HOW DO I TREAT A CAVITY?
Cariology is a branch of dentistry that consists not only of treating tooth decay, but also of interrupting and preventing this type of damage to the tissues of the teeth. These dental treatments aim to maintain tissue health while preventing dental damage. This high-quality care also includes cleaning and restoring damaged dental tissue, ensuring lasting healing, and maintaining long-term oral health.
WHAT IS A CAVITY?
A cavity is an infectious disease of the tooth. It damages the tooth enamel – the dentin – and sometimes even the dental pulp. This disease is caused by bacteria present in dental plaque. The bacteria converts food deposits into acid residues that attack dental enamel. High sugar intake and poor oral hygiene can lead to cavities. If care is not provided quickly, decay progresses, potentially destroying the tooth.
The different stages of a cavity
There are different stages in the formation of a cavity, namely:
- First, only the enamel is affected, without the appearance of any noticeable pain.
- Left untreated, the decay then reaches the dentin, which forms the main mass of both the crown and the root.
- Sensitivity to cold and heat then appears. The cavity can also reach the dental pulp (or inner part of the tooth) – the point at which a sharp, persistent pain develops. To avoid cavity progression, rapid treatment is crucial.
Your dental health depends on the treatment of cavities
Dentists at Smile and Care dental clinics are trained to treat all types of cavities in adults and children alike.
Cavities can be different shapes. The cavity itself can vary in depth.

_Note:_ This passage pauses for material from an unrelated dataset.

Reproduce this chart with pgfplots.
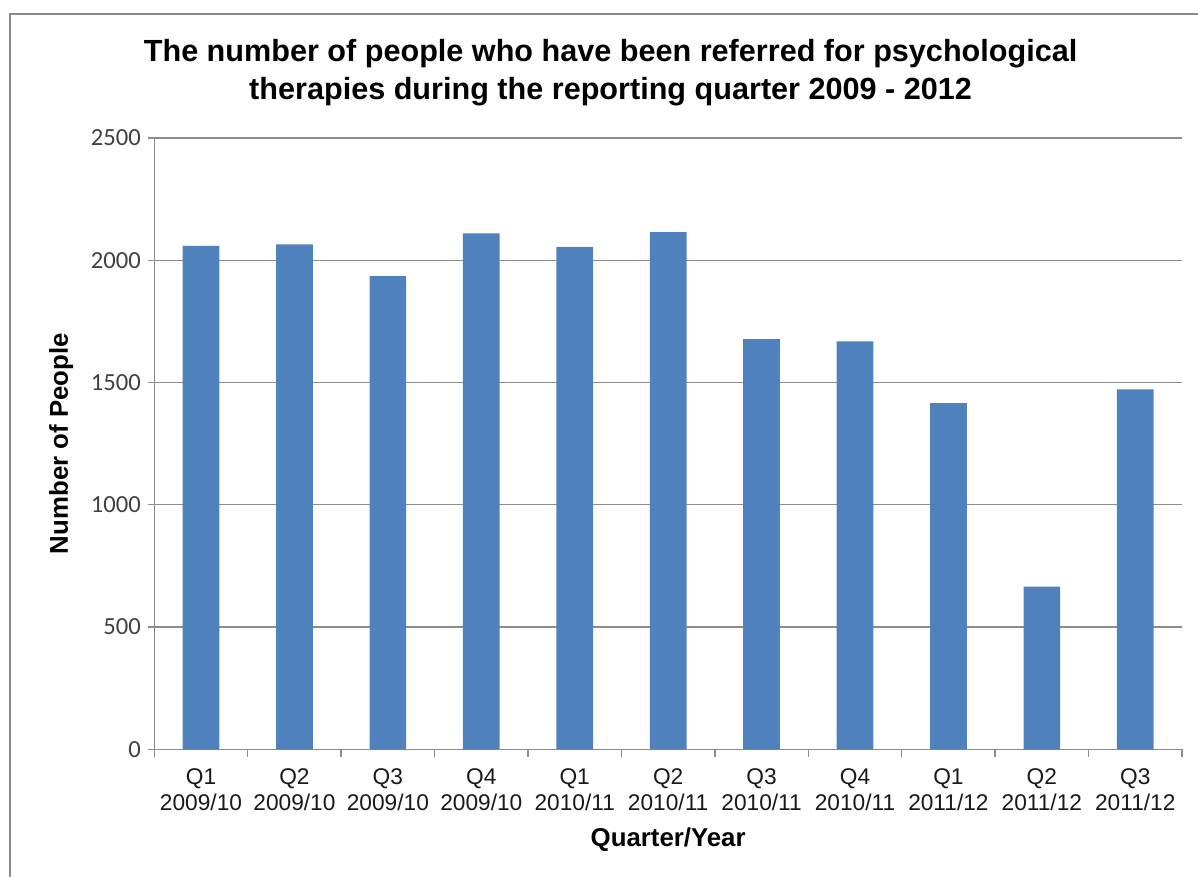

Two techniques are necessary:
1. Direct technique: simple, economical, and aesthetic
This technique involves placing a plastic-phase material in the residual cavity and hardening it. Since the composite resin materials match tooth colour exactly, these restorations are invisible. Composites are glued to the tooth once its surface has been chemically primed. As composites are malleable, the original shape of the tooth can be recreated.
These composite resins are also used in dental fractures, especially on front teeth, when the tooth piece is not too large.
This extremely rapid technique is done in a single appointment.
2. Indirect technique: a precise and aesthetic reconstruction
When the tooth is too damaged, decayed, or fractured, it cannot be reconstructed directly in the mouth. The dentist must then make an onlay, a piece of composite resin that is glued onto the tooth, restoring the damaged tooth’s cavity. This technique requires taking an impression of the cavity that needs to be sealed in the tooth, then having a laboratory make the missing part of the tooth. The onlay has the advantage of guaranteeing an exact and aesthetic reconstruction, while being both solid and durable. The dentist then glues the onlay onto the affected tooth.
This type of reconstruction requires two appointments spaced a few days apart – a first appointment to make the impressions, and a second one to glue the onlay to the tooth.